Tuesday, November 20, 2018

WHAT IF IT'S NOT

WHAT IF IT’S US
By Becky Alertalli and Adam Silvera
(Balzer + Bray and Harper Teen, 2018)


This could have been a blockbuster combination. Becky Albertalli is the author of Simon vs. The Homo Sapiens Agenda and Adam Silvera wrote More Happy than Not. Each book is a bestselling YA novel with a gay main character. In What If It’s Us the authors have gotten together to write about two main characters, Arthur Seuss and Ben Alejo, told in first-person, the chapters alternating between Arthur’s point of view and Ben’s. To be sure, the book is a bestseller. But is it all that it should be?
Arthur and Ben meet at the post office. There’s something special about the exchange but then it’s over.
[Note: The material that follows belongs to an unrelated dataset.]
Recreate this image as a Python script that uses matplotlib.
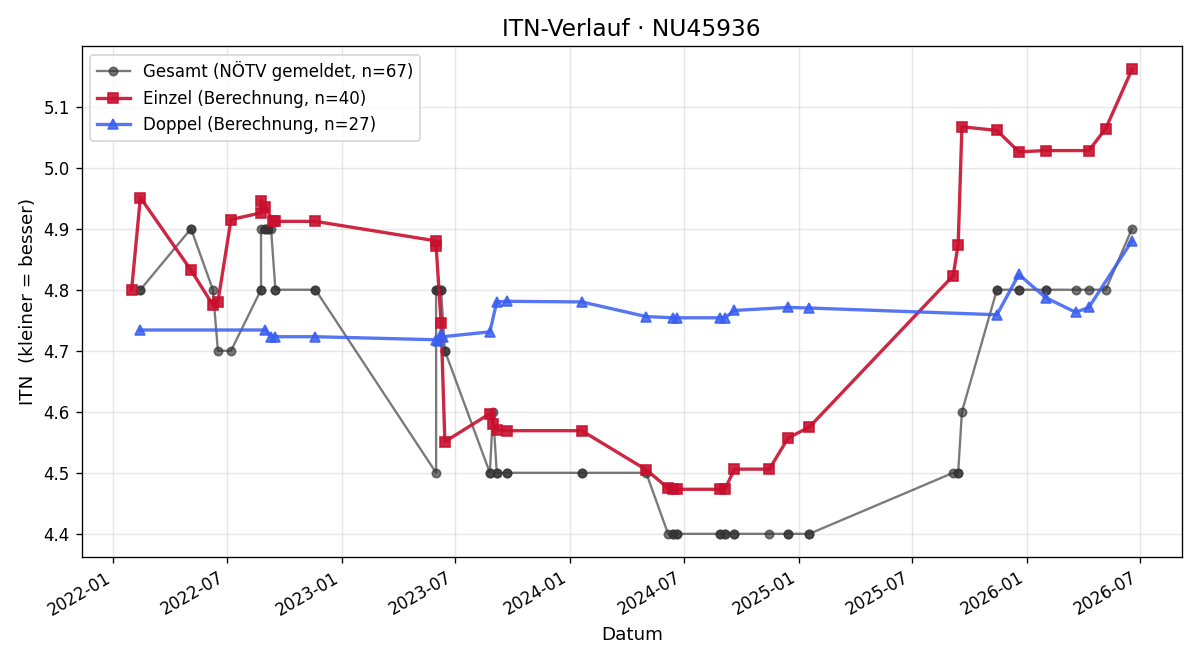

It’s one of those memorable first connections, the type of “I Saw You” that you read about in the personals. Was the chance-meeting simply a nice moment or is it fate? Will they meet again—SPOILER ALERT: Yes—and, if so, can they make something lasting develop from the promising, albeit brief, first interaction? The against-all-odds vibe is compounded by the fact that Ben lives in New York City and Arthur is only there for the summer with his Georgia family.
Arthur is an energetic, bright, in-your-face, Broadway musical loving gay teen while Ben is a more guarded, introspective, videogame playing and Sims-story-building character. Arthur has never had so much as a single date while Ben is only two weeks out of the crushing end to first love.
Arthur is too on-the-nose as a stereotypical gay character, a younger, smarter version of Jack McFarland of “Will & Grace”. Puppy-dog likable. He’s so obsessed with musicals that sometimes Will he see ‘Hamilton’ while in New York? feels like the central question to the story. By contrast, Ben is hesitant, introspective and one more inclined to mess things up.
The story has a typical romance arc—will they get together, will they get back together after the inevitable (and, here, predictable) relationship challenge, will they live happily ever after?
I didn’t love the story, but then I didn’t hate it either. It’s a perfectly fine confection, a light, easy read that floats along, capturing the essence of giddy, butterfly-flapping young love. Both characters are fully out as gay. By golly, even the parents are one hundred percent supportive, with an Alejo-Seuss family dinner happening as the third or fourth date.
If I had read this as a teen, I’d have considered the story pure fantasy yet I’d have adored it and reread immediately after getting to the last page. Maybe I’m too jaded now to digest the plot. Maybe it wasn’t fair to read this concurrently with an adult novel about a mass murder, thus making the lightness glaring juxtaposed against the other book’s darkness (and more sharply defined characters). Maybe I had too high expectations, especially after reading Silvera’s darker More Happy than Not. While I didn’t fully love More Happy, Silvera established himself as a promising author with a distinct voice. What If It’s Us feels more commercial and a squandered opportunity to further develop what I thought was Silvera’s unique talent. It didn’t help that there’s an unnecessary epilogue, a literary structure that typically rattles me. Epilogues always make me wonder if authors doubt the reader’s ability to wonder into the great beyond.
I could have done without the entire bubbly storyline of Arthur. Everything about him feels too cute. A better story could have focused solely on Ben and his world as he attends summer school and wonders whether any part of his relationship with his ex, Hudson, can be salvaged. Is let’s be friends realistic, particularly with a first love? A closer, deeper look at Ben’s world could have brought out more in supporting characters Harriet and Samantha as well as more development of Ben’s Puerto Rican identity. My hunch is that this is where Silvera’s writing would have wowed the reader. Alas, it seems I’d hoped for a different novel.